The following generator function generates non-repetitive samples. It will only work performantly if the number of samples generated is much smaller than the number of possible samples. It also requires the elements of the sets to be hashable:

def samples(list_of_sets):
    list_of_lists = list(map(list, list_of_sets))  # choice only works on sequences
    seen = set()  # keep track of seen samples
    while True:
        x = tuple(map(random.choice, list_of_lists))  # tuple is hashable
        if x not in seen:
            seen.add(x)
            yield x

>>> lst = [{'b', 'a'}, {'c', 'd'}, {'f', 'e'}, {'g', 'h'}]
>>> gen = samples(lst)
>>> next(gen)
('b', 'c', 'f', 'g')
>>> next(gen)
('a', 'c', 'e', 'g')
>>> next(gen)
('b', 'd', 'f', 'h')
>>> next(gen)
('a', 'c', 'f', 'g')

Answer 8

As I want no repetition, and sometimes it is not possible the code is not that short.

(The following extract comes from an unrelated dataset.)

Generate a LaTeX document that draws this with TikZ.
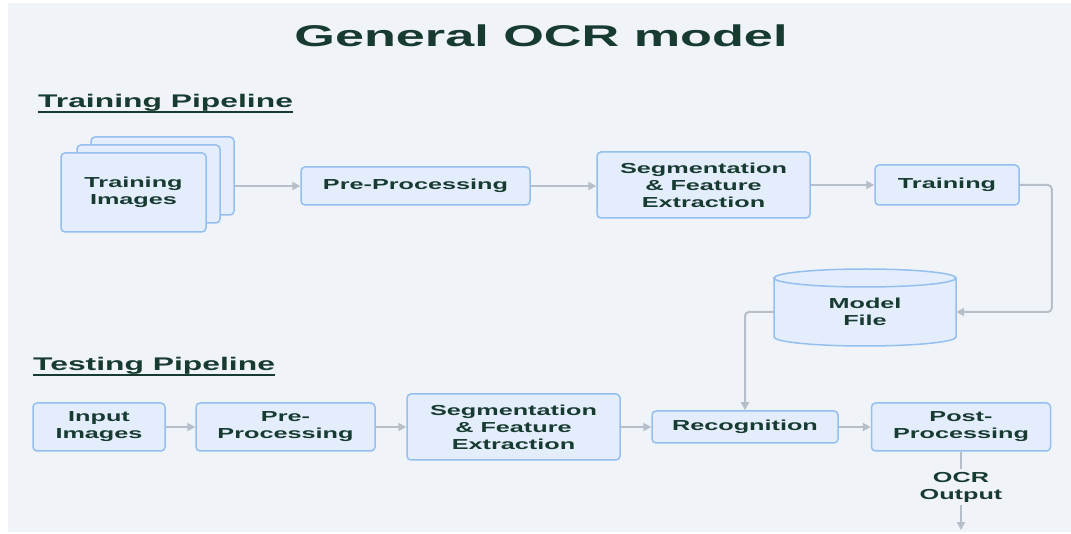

But as @andreyF said, random.sample does the work. Perhaps there is also a better way that avoids resampling with repetition until enough non repetitive ones exist, this is the best I have so far.

import operator
import random
def get_cart_product(list_of_sets, n=None):
    max_products_num = reduce(operator.mul, [len(cluster) for cluster in list_of_sets], 1)
    if n is not None and n < max_products_num:
        refs = set()
        while len(refs) < n:
            refs.add(tuple(random.sample(cluster, 1)[0] for cluster in list_of_sets))
        return refs
        return (prod for i, prod in zip(range(n), itertools.product(*list_of_sets)))
    return itertools.product(*list_of_sets)

Note that the code assumes a list of frozen sets, a conversion of random.sample(cluster, 1)[0] should be done otherwise.